Sometimes the “good guys” really do show up in white hats.
Look at the guy on the right in this photo — that’s Pope Leo XIV, the first American-born pope in history, leading 1.4 billion Catholics with a quiet kind of steel most politicians can only dream of. The white skullcap (the zucchetto) isn’t just fashion; it’s supposed to remind everyone of humility and authority at the same time. Lately, he’s been leaning hard into both.
While a lot of world leaders have spent years tiptoeing around Donald Trump — flattering him, dodging his outbursts, hoping his ego would settle down — Pope Leo has done the opposite. He’s looked the bully straight in the eye and said, enough.
We’re talking about the war in Iran that kicked off earlier this year. Trump’s threats got ugly fast — talk of bombing civilian areas, wiping out “a whole civilization,” the kind of language that makes your stomach turn. Most Western politicians mumbled careful statements or stayed silent. Leo didn’t. In plain Italian, during a public homily, he called the threats “truly unacceptable” and reminded everyone that innocent people — kids, families, regular Iranians — are the ones paying the price when leaders escalate like this.
He didn’t stop there. In Sunday Mass he went further, quoting scripture directly: “Your hands are full of blood.” He told his flock that the God of peace doesn’t listen to prayers for war. No diplomatic fluff, no “both sides” hedging. Just straight moral clarity.
Trump’s circle didn’t like it. A senior Pentagon official reportedly leaned on the Vatican’s U.S. envoy in a tense meeting, basically reminding the Church that America has the biggest stick on the planet and suggesting the Pope should pick a side. Leo’s response? Calm, almost gentle, but rock-solid: “I’m not afraid of the Trump administration or speaking out loudly about the message of the gospel. That’s what I’m here to do. That’s what the Church is here to do.”
Then came the deleted Truth Social post — the one where Trump had himself depicted as Christ. Even some of his usual evangelical supporters winced. He later tried walking it back, claiming he thought the image showed him as a doctor (yeah, sure). The contrast couldn’t be sharper: one man wrapping himself in messianic imagery for political points, the other quietly insisting that Jesus is “King of Peace” who “rejects war” and “does not listen to the prayers of those who wage war.”
Leo didn’t name Trump or Netanyahu directly in every line, but he didn’t have to. When he spoke about the “delusion of omnipotence” that’s “becoming increasingly unpredictable and aggressive,” when he begged leaders to “stop the carnage” and “sit at the table of dialogue” instead of planning more deadly strikes, the message landed exactly where it needed to.

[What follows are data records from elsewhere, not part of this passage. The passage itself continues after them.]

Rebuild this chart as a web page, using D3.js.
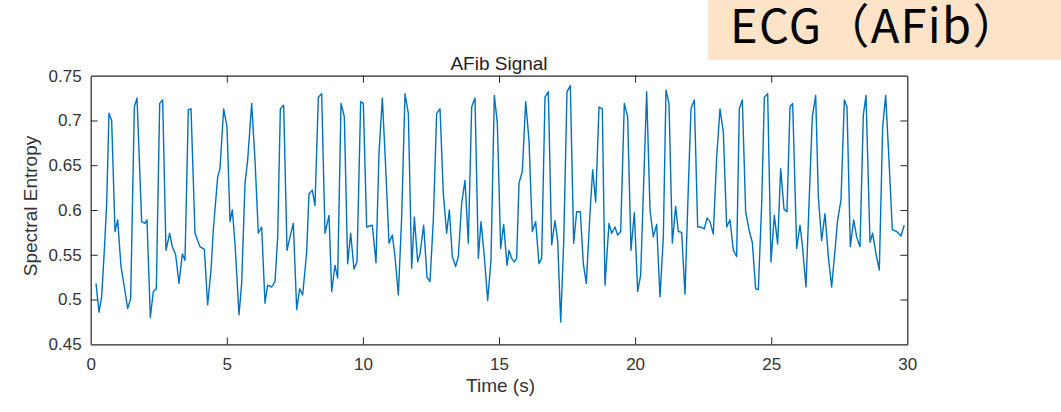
<!DOCTYPE html>
<html>
<head>
<meta charset="utf-8">
<script src="https://cdn.jsdelivr.net/npm/d3@7"></script>
<style>
  html, body { margin: 0; padding: 0; background: #ffffff; }
  svg { display: block; }
</style>
</head>
<body>
<svg id="chart" width="1061" height="412"></svg>
<script>
// ---- Data ----
const headerText = "ECG（AFib）";
const chartTitle = "AFib Signal";
const xLabel = "Time (s)";
const yLabel = "Spectral Entropy";
const xTicks = [0, 5, 10, 15, 20, 25, 30];
const yTicks = [0.45, 0.5, 0.55, 0.6, 0.65, 0.7, 0.75];

const timeSec = [
  0.195, 0.305, 0.403, 0.501, 0.587, 0.672, 0.770, 0.893, 0.991, 1.113,
  1.236, 1.358, 1.468, 1.603, 1.701, 1.872, 1.995, 2.068, 2.191, 2.301,
  2.411, 2.534, 2.644, 2.766, 2.901, 2.999, 3.121, 3.244, 3.366, 3.464,
  3.587, 3.685, 3.832, 4.015, 4.175, 4.297, 4.420, 4.505, 4.665, 4.750,
  4.885, 5.007, 5.118, 5.203, 5.301, 5.448, 5.546, 5.669, 5.767, 5.914,
  6.036, 6.158, 6.281, 6.403, 6.501, 6.648, 6.771, 6.869, 6.967, 7.089,
  7.212, 7.322, 7.444, 7.567, 7.677, 7.787, 7.934, 8.020, 8.142, 8.240,
  8.363, 8.485, 8.608, 8.755, 8.853, 8.975, 9.073, 9.196, 9.318, 9.440,
  9.551, 9.673, 9.783, 9.918, 10.016, 10.138, 10.346, 10.481, 10.591, 10.714,
  10.836, 10.959, 11.081, 11.179, 11.302, 11.424, 11.547, 11.669, 11.792, 11.890,
  12.012, 12.098, 12.233, 12.355, 12.465, 12.588, 12.710, 12.833, 12.955, 13.077,
  13.175, 13.285, 13.408, 13.506, 13.628, 13.751, 13.873, 13.996, 14.118, 14.241,
  14.339, 14.461, 14.584, 14.706, 14.828, 14.939, 15.061, 15.171, 15.294, 15.368,
  15.465, 15.563, 15.649, 15.735, 15.857, 15.980, 16.102, 16.224, 16.347, 16.469,
  16.567, 16.690, 16.812, 16.935, 17.057, 17.155, 17.266, 17.376, 17.498, 17.621,
  17.743, 17.853, 17.988, 18.098, 18.208, 18.343, 18.441, 18.551, 18.674, 18.796,
  18.894, 19.041, 19.139, 19.261, 19.359, 19.470, 19.604, 19.727, 19.849, 19.972,
  20.094, 20.204, 20.425, 20.548, 20.670, 20.792, 20.915, 21.037, 21.135, 21.245,
  21.368, 21.490, 21.588, 21.711, 21.833, 21.956, 22.054, 22.176, 22.299, 22.421,
  22.543, 22.641, 22.752, 22.874, 22.997, 23.119, 23.241, 23.364, 23.486, 23.609,
  23.731, 23.829, 23.939, 24.062, 24.184, 24.306, 24.429, 24.527, 24.650, 24.748,
  24.870, 24.993, 25.115, 25.237, 25.348, 25.470, 25.580, 25.691, 25.789, 25.936,
  26.058, 26.144, 26.278, 26.389, 26.511, 26.634, 26.731, 26.854, 26.976, 27.099,
  27.221, 27.344, 27.442, 27.564, 27.687, 27.785, 27.907, 28.030, 28.140, 28.262,
  28.385, 28.483, 28.630, 28.728, 28.850, 28.972, 29.095, 29.205, 29.327, 29.450,
  29.609, 29.768, 29.890
];

const entropy = [
  0.518, 0.486, 0.503, 0.555, 0.607, 0.708, 0.700, 0.576, 0.589, 0.537,
  0.514, 0.490, 0.501, 0.715, 0.725, 0.587, 0.585, 0.589, 0.480, 0.509,
  0.512, 0.719, 0.723, 0.555, 0.574, 0.559, 0.550, 0.518, 0.551, 0.544,
  0.712, 0.713, 0.574, 0.559, 0.556, 0.494, 0.533, 0.578, 0.637, 0.646,
  0.713, 0.693, 0.587, 0.600, 0.563, 0.483, 0.518, 0.630, 0.656, 0.719,
  0.656, 0.574, 0.581, 0.496, 0.516, 0.514, 0.520, 0.570, 0.713, 0.717,
  0.555, 0.570, 0.585, 0.489, 0.512, 0.505, 0.553, 0.618, 0.622, 0.605,
  0.726, 0.730, 0.574, 0.594, 0.509, 0.538, 0.524, 0.719, 0.704, 0.540,
  0.574, 0.534, 0.542, 0.721, 0.719, 0.581, 0.583, 0.541, 0.663, 0.725,
  0.648, 0.563, 0.572, 0.548, 0.505, 0.592, 0.730, 0.708, 0.535, 0.592,
  0.542, 0.551, 0.583, 0.525, 0.520, 0.589, 0.708, 0.713, 0.618, 0.574,
  0.600, 0.548, 0.537, 0.548, 0.607, 0.633, 0.563, 0.715, 0.725, 0.546,
  0.587, 0.548, 0.499, 0.544, 0.728, 0.697, 0.557, 0.584, 0.538, 0.555,
  0.546, 0.542, 0.546, 0.630, 0.643, 0.721, 0.678, 0.576, 0.587, 0.540,
  0.546, 0.726, 0.732, 0.561, 0.588, 0.566, 0.475, 0.563, 0.732, 0.739,
  0.563, 0.598, 0.598, 0.540, 0.518, 0.596, 0.645, 0.609, 0.715, 0.713,
  0.516, 0.585, 0.574, 0.581, 0.572, 0.576, 0.719, 0.704, 0.555, 0.597,
  0.509, 0.527, 0.732, 0.600, 0.570, 0.584, 0.503, 0.570, 0.734, 0.719,
  0.563, 0.604, 0.576, 0.575, 0.506, 0.626, 0.713, 0.723, 0.581, 0.581,
  0.579, 0.591, 0.587, 0.573, 0.659, 0.713, 0.687, 0.581, 0.589, 0.555,
  0.548, 0.713, 0.723, 0.598, 0.578, 0.564, 0.512, 0.511, 0.607, 0.726,
  0.730, 0.542, 0.594, 0.562, 0.646, 0.601, 0.598, 0.715, 0.719, 0.557,
  0.583, 0.561, 0.514, 0.607, 0.704, 0.728, 0.615, 0.566, 0.596, 0.548,
  0.514, 0.555, 0.589, 0.611, 0.723, 0.715, 0.559, 0.589, 0.570, 0.559,
  0.706, 0.728, 0.564, 0.574, 0.551, 0.533, 0.693, 0.728, 0.656, 0.578,
  0.576, 0.571, 0.583
];

// ---- Layout ----
const W = 1061, H = 412;
const plot = { left: 90.7, right: 907.3, top: 75.7, bottom: 344.3 };
const axisColor = "#262626";
const lineColor = "#0072BD";
const tickFont = "'Liberation Sans', Arial, sans-serif";

const svg = d3.select("#chart");

// Header box
svg.append("rect")
  .attr("x", 708).attr("y", 0)
  .attr("width", W - 708).attr("height", 60)
  .attr("fill", "#FDE4C8");
svg.append("text")
  .attr("x", 730).attr("y", 43)
  .attr("font-family", "'Noto Sans CJK JP', 'Noto Sans', sans-serif")
  .attr("font-size", 47)
  .attr("letter-spacing", 1.3)
  .attr("fill", "#000")
  .text(headerText);

const x = d3.scaleLinear().domain([0, 30]).range([plot.left, plot.right]);
const y = d3.scaleLinear().domain([0.45, 0.75]).range([plot.bottom, plot.top]);

const data = timeSec.map((t, i) => ({ t, v: entropy[i] }));

// Axes
const tickLen = 7;
const gx = svg.append("g").attr("transform", `translate(0,${plot.bottom})`)
  .call(d3.axisBottom(x).tickValues(xTicks).tickFormat(d3.format("d"))
    .tickSizeInner(-tickLen).tickSizeOuter(0).tickPadding(14));
const gxt = svg.append("g").attr("transform", `translate(0,${plot.top})`)
  .call(d3.axisTop(x).tickValues(xTicks).tickFormat("")
    .tickSizeInner(-tickLen).tickSizeOuter(0));
const gy = svg.append("g").attr("transform", `translate(${plot.left},0)`)
  .call(d3.axisLeft(y).tickValues(yTicks).tickFormat(d => d3.format("")(+d.toFixed(2)))
    .tickSizeInner(-tickLen).tickSizeOuter(0).tickPadding(9));
const gyr = svg.append("g").attr("transform", `translate(${plot.right},0)`)
  .call(d3.axisRight(y).tickValues(yTicks).tickFormat("")
    .tickSizeInner(-tickLen).tickSizeOuter(0));

[gx, gxt, gy, gyr].forEach(g => {
  g.selectAll(".domain").attr("stroke", axisColor).attr("stroke-width", 1.2);
  g.selectAll(".tick line").attr("stroke", axisColor).attr("stroke-width", 1);
  g.selectAll(".tick text").attr("fill", "#333").attr("font-size", 17)
    .attr("font-family", tickFont);
});
// remove ticks at the corners (box edges)
gxt.selectAll(".tick").filter(d => d === 0 || d === 30).select("line").remove();
gx.selectAll(".tick").filter(d => d === 0 || d === 30).select("line").remove();
gy.selectAll(".tick").filter(d => d === 0.45 || d === 0.75).select("line").remove();
gyr.selectAll(".tick").filter(d => d === 0.45 || d === 0.75).select("line").remove();

// Line
svg.append("path")
  .datum(data)
  .attr("fill", "none")
  .attr("stroke", lineColor)
  .attr("stroke-width", 1.4)
  .attr("stroke-linejoin", "round")
  .attr("d", d3.line().x(d => x(d.t)).y(d => y(d.v)));

// Title and labels
svg.append("text")
  .attr("x", (plot.left + plot.right) / 2).attr("y", 70)
  .attr("text-anchor", "middle")
  .attr("font-family", tickFont).attr("font-size", 19)
  .attr("fill", "#222")
  .text(chartTitle);

svg.append("text")
  .attr("x", 500.5).attr("y", 392)
  .attr("text-anchor", "middle")
  .attr("font-family", tickFont).attr("font-size", 19)
  .attr("fill", "#333")
  .text(xLabel);

svg.append("text")
  .attr("transform", `translate(37,${(plot.top + plot.bottom) / 2 - 4}) rotate(-90)`)
  .attr("text-anchor", "middle")
  .attr("font-family", tickFont).attr("font-size", 19)
  .attr("fill", "#333")
  .text(yLabel);
</script>
</body>
</html>
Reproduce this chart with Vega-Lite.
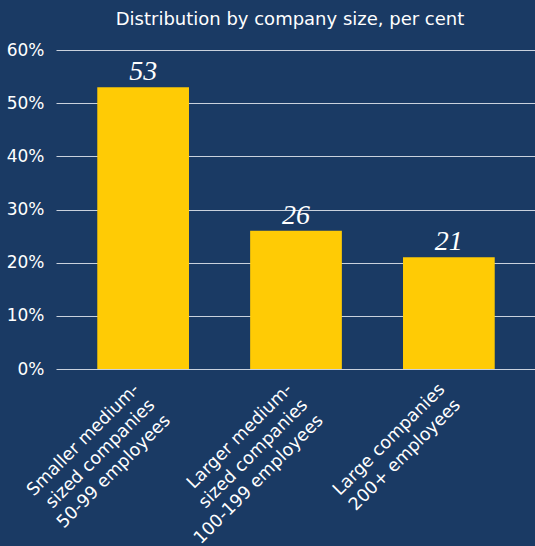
{
  "$schema": "https://vega.github.io/schema/vega-lite/v6.json",
  "autosize": {"type": "none"},
  "width": 480,
  "height": 319,
  "padding": {"left": 56, "top": 50, "right": 0, "bottom": 177},
  "background": "#1a3a64",
  "title": {
    "text": "Distribution by company size, per cent",
    "color": "#ffffff",
    "font": "DejaVu Sans",
    "fontSize": 18,
    "fontWeight": "normal",
    "anchor": "middle",
    "dx": -6,
    "offset": 12
  },
  "config": {"view": {"stroke": null}},
  "data": {
    "values": [
      {"category": "Smaller medium-|sized companies|50-99 employees", "value": 53},
      {"category": "Larger medium-|sized companies|100-199 employees", "value": 26},
      {"category": "Large companies|200+ employees", "value": 21}
    ]
  },
  "encoding": {
    "x": {
      "field": "category",
      "type": "nominal",
      "sort": null,
      "scale": {"paddingInner": 0.4, "paddingOuter": 0.27},
      "axis": {
        "title": null,
        "labelAngle": -45,
        "labelAlign": "right",
        "labelBaseline": "top",
        "labelColor": "#ffffff",
        "labelFont": "DejaVu Sans",
        "labelFontSize": 17.5,
        "labelLineHeight": 22,
        "labelExpr": "split(datum.label, '|')",
        "domain": false,
        "ticks": false,
        "labelPadding": 11,
        "labelOffset": -13,
        "labelLimit": 400
      }
    },
    "y": {
      "field": "value",
      "type": "quantitative",
      "scale": {"domain": [0, 60]},
      "axis": {
        "title": null,
        "values": [0, 10, 20, 30, 40, 50, 60],
        "labelExpr": "datum.value + '%'",
        "labelColor": "#ffffff",
        "labelFont": "DejaVu Sans",
        "labelFontSize": 17,
        "labelPadding": 12,
        "domain": false,
        "ticks": false,
        "grid": true,
        "gridColor": "#c9d1dd",
        "gridWidth": 1.2,
        "gridOpacity": 1
      }
    }
  },
  "layer": [
    {"mark": {"type": "bar", "color": "#ffcb05"}},
    {
      "mark": {
        "type": "text",
        "baseline": "alphabetic",
        "dy": -7,
        "color": "#ffffff",
        "font": "Liberation Serif",
        "fontStyle": "italic",
        "fontSize": 28
      },
      "encoding": {"text": {"field": "value", "type": "quantitative"}}
    }
  ]
}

This isn’t some abstract theological debate. It’s a pope telling two powerful men — one in the White House, one in Jerusalem — that true strength isn’t measured in missiles or body counts. It’s measured in whether you choose to serve life or destroy it.
The bully has the bombs and the presidential seal. The pope has moral authority, a global pulpit, and zero interest in being bought or intimidated. For once, someone with real power isn’t flinching. And judging by Trump’s unhinged replies, that’s the one thing he really can’t handle.
Brothers and sisters, as Leo put it: “This is our God — Jesus, King of Peace, who rejects war… Your hands are full of blood.”
Sometimes the white hat actually means something.